Rinse out the starch. Cover the shredded potatoes with cold water; swirl and soak 2–3 minutes until the water turns cloudy. Drain and repeat with fresh cold water until the water runs mostly clear. This removes excess starch for maximum crispiness.
Dry thoroughly — this is the most important step. Transfer the rinsed shreds to a clean kitchen towel or several layers of paper towels. Squeeze and wring out as much moisture as possible. The drier the potato, the crispier the result. Any remaining water will steam the potatoes instead of frying them.
Season. Transfer dry potato shreds to a clean bowl.
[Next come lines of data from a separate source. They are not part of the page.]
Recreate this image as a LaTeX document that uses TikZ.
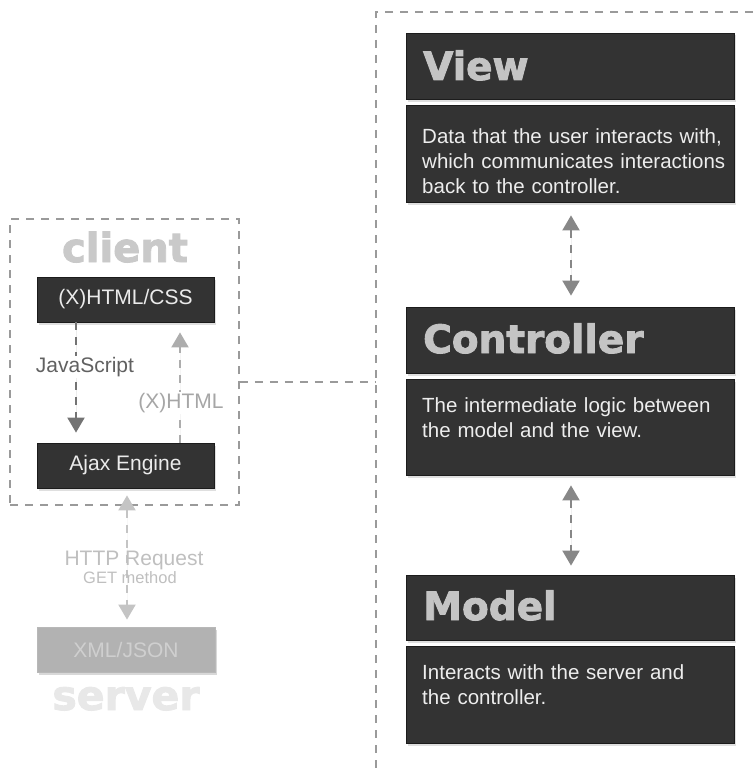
\documentclass[tikz,border=0pt]{standalone}
\usepackage{fontspec}
\setmainfont{Liberation Sans}
\newfontfamily\heavyfont{DejaVu Sans}[BoldFont={DejaVu Sans Bold}]
\usetikzlibrary{arrows.meta,shadows}
\definecolor{boxfill}{HTML}{333333}
\definecolor{boxedge}{HTML}{1C1C1C}
\definecolor{titlegray}{HTML}{C4C4C4}
\definecolor{framegray}{HTML}{9A9A9A}
\newcommand{\heavytxt}[1]{\special{pdf:literal 2 Tr 0.9 w}#1\special{pdf:literal 0 Tr}}
\tikzset{
  frame/.style={draw=framegray, line width=1.8pt, dash pattern=on 8pt off 7pt},
  darkbox/.style={draw=boxedge, line width=0.8pt, fill=boxfill, inner sep=0pt,
    drop shadow={shadow xshift=1.5pt, shadow yshift=-2.5pt, opacity=0.25}},
  smallbox/.style={darkbox, minimum width=177pt, minimum height=45pt,
    text=white!92!black, font=\fontsize{21}{25}\selectfont},
  titletext/.style={anchor=base west, inner sep=0pt, text=titlegray,
    font=\heavyfont\bfseries\fontsize{39}{44}\selectfont},
  desctext/.style={anchor=base west, inner sep=0pt, text=white!93!black,
    align=left, text width=310pt, font=\fontsize{20.5}{25}\selectfont},
  flow/.style={line width=2pt, dash pattern=on 8pt off 7pt,
    -{Triangle[length=15pt,width=17pt]}},
  flowboth/.style={line width=2pt, dash pattern=on 8pt off 7pt,
    {Triangle[length=15pt,width=17pt]}-{Triangle[length=15pt,width=17pt]}},
  lbl/.style={inner sep=1pt, font=\fontsize{21}{25}\selectfont}
}
\begin{document}
\begin{tikzpicture}[x=1pt,y=-1pt]
\useasboundingbox (0,0) rectangle (753,768);

% ---------- right MVC frame ----------
\draw[frame] (753,12) -- (376,12) -- (376,768);
\coordinate (rf) at (376,382);

% View
\node[darkbox, minimum width=328pt, minimum height=66pt] (viewT) at (570,66) {};
\node[titletext] (viewTt) at (423,80) {\heavytxt{View}};
\node[darkbox, minimum width=328pt, minimum height=97pt] (viewD) at (570,153.5) {};
\node[desctext] (viewDt) at (422,143) {Data that the user interacts with,\\which communicates interactions\\back to the controller.};

% Controller
\node[darkbox, minimum width=328pt, minimum height=66pt] (ctrlT) at (570,340) {};
\node[titletext] (ctrlTt) at (423,353) {\heavytxt{Controller}};
\node[darkbox, minimum width=328pt, minimum height=96pt] (ctrlD) at (570,427) {};
\node[desctext] (ctrlDt) at (422,412) {The intermediate logic between\\the model and the view.};

% Model
\node[darkbox, minimum width=328pt, minimum height=65pt] (modT) at (570,607.5) {};
\node[titletext] (modTt) at (423,620) {\heavytxt{Model}};
\node[darkbox, minimum width=328pt, minimum height=97pt] (modD) at (570,694.5) {};
\node[desctext] (modDt) at (422,679) {Interacts with the server and\\the controller.};

\draw[flowboth, draw=black!47, fill=black!47, shorten <=13pt, shorten >=11pt]
  (viewD.south -| 571,0) -- (ctrlT.north -| 571,0);
\draw[flowboth, draw=black!47, fill=black!47, shorten <=10pt, shorten >=9pt]
  (ctrlD.south -| 571,0) -- (modT.north -| 571,0);

% ---------- client frame ----------
\node[frame, minimum width=229pt, minimum height=286pt, inner sep=0pt] (client) at (124.5,362) {};
\node[inner sep=0pt, text=black!21, font=\heavyfont\bfseries\fontsize{40}{44}\selectfont, anchor=base] (clientT) at (125,262) {\heavytxt{client}};

\node[smallbox] (html) at (125.5,299.5) {(X)HTML/CSS};
\node[smallbox] (ajax) at (125.5,465.5) {Ajax Engine};

\draw[flow, draw=black!55, fill=black!55, shorten >=10pt] (html.south -| 76,0) -- (ajax.north -| 76,0);
\node[lbl, fill=white, text=black!62] (js) at (85,367) {JavaScript};

\draw[flow, draw=black!32, fill=black!32, shorten >=10pt] (ajax.north -| 180,0) -- (html.south -| 180,0);
\node[lbl, fill=white, text=black!35] (xh) at (181,403) {(X)HTML};

\draw[frame] (client.east |- rf) -- (rf);

% ---------- server side ----------
\node[darkbox, draw=black!28, fill=black!30, minimum width=178pt, minimum height=45pt,
  text=black!19, font=\fontsize{21}{25}\selectfont,
  drop shadow={shadow xshift=1.5pt, shadow yshift=-2.5pt, opacity=0.08}] (xml) at (126,649.5) {XML/JSON};
\node[inner sep=0pt, text=black!9, font=\heavyfont\bfseries\fontsize{41}{44}\selectfont, anchor=base] (serverT) at (126,710) {\heavytxt{server}};

\draw[flowboth, draw=black!23, fill=black!23, shorten <=7pt, shorten >=7pt]
  (ajax.south -| 127,0) -- (xml.north -| 127,0);
\node[lbl, text=black!25, anchor=base] (http) at (134,565) {HTTP Request};
\node[inner sep=0pt, text=black!25, anchor=base, font=\fontsize{16.5}{18}\selectfont] (get) at (130,583) {GET method};
\end{tikzpicture}
\end{document}
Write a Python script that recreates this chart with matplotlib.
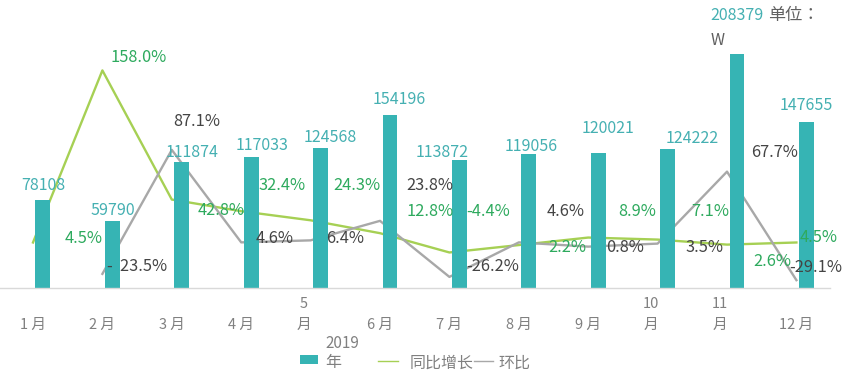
import matplotlib
matplotlib.use("Agg")
import matplotlib.pyplot as plt
from matplotlib.patches import Rectangle
from matplotlib.lines import Line2D
from matplotlib.transforms import ScaledTranslation
import numpy as np

plt.rcParams['font.family'] = ['Noto Sans CJK SC', 'DejaVu Sans']

# ---------------- data ----------------
months = ["1 月", "2 月", "3 月", "4 月", "5\n月", "6 月", "7 月", "8 月", "9 月", "10\n月", "11\n月", "12 月"]
sales_2019 = [78108, 59790, 111874, 117033, 124568, 154196, 113872, 119056, 120021, 124222, 208379, 147655]
yoy_growth = [4.5, 158.0, 42.8, 32.4, 24.3, 12.8, -4.4, 2.2, 8.9, 7.1, 2.6, 4.5]       # 同比增长 (%)
mom_growth = [-23.5, 87.1, 4.6, 6.4, 23.8, -26.2, 4.6, 0.8, 3.5, 67.7, -29.1]           # 环比 (%), Feb..Dec
bar_name = "年"
bar_year = "2019"
yoy_name = "同比增长"
mom_name = "环比"
unit_text = "单位："
unit_sym = "W"

# ---------------- style ----------------
BAR_C = '#36B4B4'
BAR_TXT = '#45B0B2'
LIME = '#A6D054'
GRAYL = '#A8A8A8'
GREEN_TXT = '#2EAA5E'
DARK_TXT = '#444444'
TICK_C = '#808080'

# label offsets in pixels (dx, dy up)
bar_off = [(0, 15), (0, 10), (10, 10), (11, 11), (10, 11), (9, 15), (-17, 8), (2, 8), (10, 25), (25, 10), (0, 39), (0, 17)]
yoy_off = [(51, 4), (36, 13), (49, -11), (41, 26), (46, 35), (50, 22), (39, 41), (49, -2), (49, 26), (53, 28), (45, -17), (22, 5)]
mom_off = [(35, 7), (25, 28), (33, 4), (35, 2), (50, 35), (43, 10), (47, 31), (37, -1), (47, -4), (48, 19), (19, 13)]

W, H = 860, 384
fig = plt.figure(figsize=(W / 100, H / 100), dpi=100)
ax = fig.add_axes([0, 96 / H, 830 / W, 288 / H])
ax2 = ax.twinx()
ax.set_zorder(ax2.get_zorder() + 1)
ax.patch.set_visible(False)

x = np.arange(len(months))
bar_shift = 0.144
ax.bar(x + bar_shift, sales_2019, width=0.216, color=BAR_C, zorder=2)

ax2.plot(x, yoy_growth, color=LIME, lw=1.7, zorder=1)
ax2.plot(x[1:], mom_growth, color=GRAYL, lw=1.7, zorder=1)

ax.set_xlim(-0.4755, 11.484)
ax2.set_xlim(-0.4755, 11.484)
ax.set_ylim(0, 256500)
ax2.set_ylim(-36.1, 220.8)

for a in (ax, ax2):
    for s in a.spines.values():
        s.set_visible(False)
    a.set_yticks([])
ax.spines['bottom'].set_visible(True)
ax.spines['bottom'].set_color('#D9D9D9')
ax.spines['bottom'].set_linewidth(1.0)

ax.set_xticks(x)
ax.set_xticklabels(months, linespacing=1.6)
ax.tick_params(axis='x', length=0, pad=29.5, labelsize=10.5, labelcolor=TICK_C)
shift_left = ScaledTranslation(-7 / 100, 0, fig.dpi_scale_trans)
for tick, lbl in zip(ax.xaxis.get_major_ticks(), months):
    tick.label1.set_verticalalignment('baseline')
    if "\n" in lbl:
        tick.label1.set_transform(tick.label1.get_transform() + shift_left)

FS = 11.8
# bar value labels
for i, v in enumerate(sales_2019):
    dx, dy = bar_off[i]
    ax.annotate(f"{v}", xy=(x[i] + bar_shift, v), xycoords=ax.transData,
                xytext=(dx, dy), textcoords='offset pixels', ha='center', va='center',
                fontsize=FS - 0.3, color=BAR_TXT, zorder=5, annotation_clip=False)

# unit note next to the max bar
imax = int(np.argmax(sales_2019))
ax.annotate(unit_text, xy=(x[imax] + bar_shift, sales_2019[imax]), xycoords=ax.transData,
            xytext=(31, 39), textcoords='offset pixels', ha='left', va='center',
            fontsize=12.3, color='#606060', zorder=5, annotation_clip=False,
            family=['Noto Sans CJK JP', 'DejaVu Sans'])
ax.annotate(unit_sym, xy=(x[imax] + bar_shift, sales_2019[imax]), xycoords=ax.transData,
            xytext=(-19, 14), textcoords='offset pixels', ha='center', va='center',
            fontsize=FS - 0.3, color='#606060', zorder=5, annotation_clip=False)

# yoy labels
for i, v in enumerate(yoy_growth):
    dx, dy = yoy_off[i]
    ax.annotate(f"{v:.1f}%", xy=(x[i], v), xycoords=ax2.transData,
                xytext=(dx, dy), textcoords='offset pixels', ha='center', va='center',
                fontsize=FS, color=GREEN_TXT, zorder=6, annotation_clip=False)

# mom labels
for j, v in enumerate(mom_growth):
    dx, dy = mom_off[j]
    txt = f"{v:.1f}%"
    if j == 0:
        txt = f"-  {abs(v):.1f}%"
    ax.annotate(txt, xy=(x[j + 1], v), xycoords=ax2.transData,
                xytext=(dx, dy), textcoords='offset pixels', ha='center', va='center',
                fontsize=FS, color=DARK_TXT, zorder=6, annotation_clip=False)

# legend (drawn by hand to follow the reference spacing)
def fx(px):
    return px / W

def fy(py):
    return 1 - py / H

LFS = 11.5
fig.patches.append(Rectangle((fx(300), fy(364)), 18 / W, 9 / H, transform=fig.transFigure,
                             facecolor=BAR_C, edgecolor='none'))
fig.text(fx(325), fy(343), bar_year, ha='left', va='center', fontsize=11, color=TICK_C)
fig.text(fx(325), fy(363), bar_name, ha='left', va='center', fontsize=LFS, color=TICK_C)
fig.lines.append(Line2D([fx(378), fx(398)], [fy(361), fy(361)], transform=fig.transFigure,
                        color=LIME, lw=1.0))
fig.text(fx(410), fy(363), yoy_name, ha='left', va='center', fontsize=LFS, color=TICK_C)
fig.lines.append(Line2D([fx(474), fx(493)], [fy(361), fy(361)], transform=fig.transFigure,
                        color=GRAYL, lw=1.0))
fig.text(fx(498), fy(363), mom_name, ha='left', va='center', fontsize=LFS, color=TICK_C)

fig.savefig("out.png", dpi=100)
Season with salt, pepper, and any optional spices (onion powder, garlic powder, paprika). Toss to coat evenly.
Heat the skillet. Heat a large nonstick skillet or cast iron pan over medium-high heat. Add the oil and butter together. The oil prevents the butter from burning; the butter adds rich flavor. The pan is ready when the butter foams and sizzles immediately.
Add the potatoes. Spread the shredded potatoes in a single, even layer about ⅓–½ inch thick. Press down firmly with a spatula for maximum surface contact with the pan. Do not overcrowd — cook in batches if needed.
Don't touch them. Cook undisturbed on medium heat for 5–6 minutes until the bottom is deep golden brown and releases easily from the pan. Resist moving or stirring — this is how the crust forms.
Flip. Slide a thin spatula under the hash browns and flip in one confident motion. If they don't flip as one piece, cut into halves or quarters with a spatula and flip each section. Season the second side with salt and pepper.
Finish the second side. Cook another 5–6 minutes until the second side is equally golden and crispy.
Serve immediately for the crispiest texture. Keep a first batch warm on a baking sheet in a 200°F oven while cooking additional batches.